A surprising housing starts number sent the markets churning and the analysts buzzing, and when it all shook out the takeaway was less than promising. Housing starts bumped up 22% in February from the month before, but broken down, you see that single family starts rose just 1% while multi-family shot up 82%.
How could all this be?
Nishu Sood of Deutsche Bank:
I chalk it up to how low the number had fallen (making the subsequent jump look bigger in percentage terms). Multifamily starts had truly fallen off a cliff in 2H08, so the natural volatility in the series is amplied in percentage terms. Even after this month's jump we are still well below the averages of 2007 and 1H08.
And then of course there was the weather factor: a very cold and wet December and January were followed by a much milder February, so all those homes that didn’t get started in Dec/Jan, hit the dirt in Feb. If you look regionally, the starts were strongest in the Northeast, again where the weather was unseasonably mild in February.
More important to look at is the permits number. Single family permits rose 11 percent nationwide, although regionally they were down nearly 14 percent in the West.

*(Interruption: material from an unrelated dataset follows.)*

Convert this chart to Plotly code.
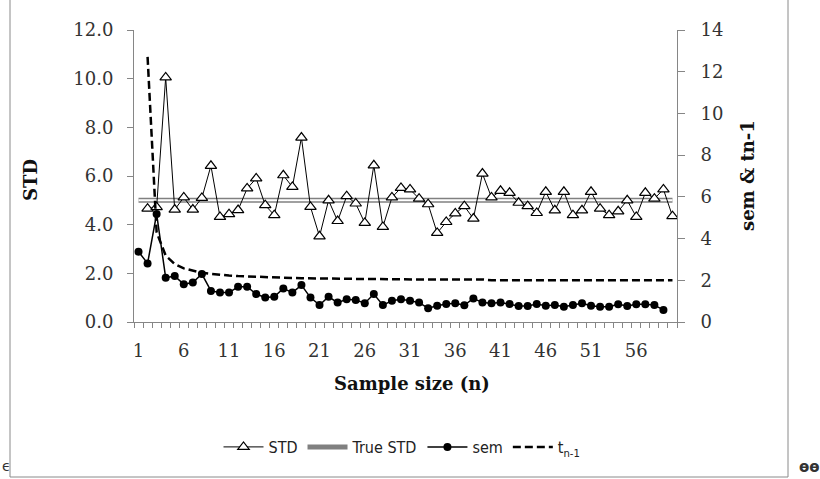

John Burns of John Burns Real Estate Consulting in Irvine, CA surveys thousands of builders, and he says “not one of them is planning on building any more homes in 2009 than they did in 2008, so you can count on the trend being lower.” He says nobody is building anything out West and adds, “None of them have bought any land to start new communities, so there’s no new communities being opened either.”
So why are permits up? Well, says building analyst Ivy Zelman, "This is supply. It is not indicative of demand.” She notes that builders, and the banks funding them, have money in the ground already, in finished lots. “You have to put a house on it. Vertical construction continues even though demand is not strong.” If you don’t put a house on it, the land is a total loss. If you put a small, cheap house on it, maybe you can recoup at least the cost.
But the permits number is not good news to J.P. Morgan analyst Michael Rehaut:
We believe a rise in new home inventory would only exacerbate the current downturn. Moreover, we believe these elevated inventory levels will continue given our outlook for weak demand to continue well into 2009, driven by rising unemployment, low consumer confidence, still tight credit conditions, and rising delinquency and foreclosure rates. Accordingly, we reiterate our negative sector stance on both the builders and the building products.
I understand that a lot of folks would like to see today’s numbers as some sign of a bottom in housing. I do think there are signs of movement, especially out West where huge price drops and distressed properties are sparking sales. But I don’t think those sales can be seen as a bottom in housing. Until we get to a point where housing is no longer a drag on the economy, and I don’t mean it has to add to the economy, just not subtract from it, we can’t responsibly say that the housing crisis is over.
Foreclosure mitigation has really just begun, and consumer confidence, especially in housing, is still a far cry from normal.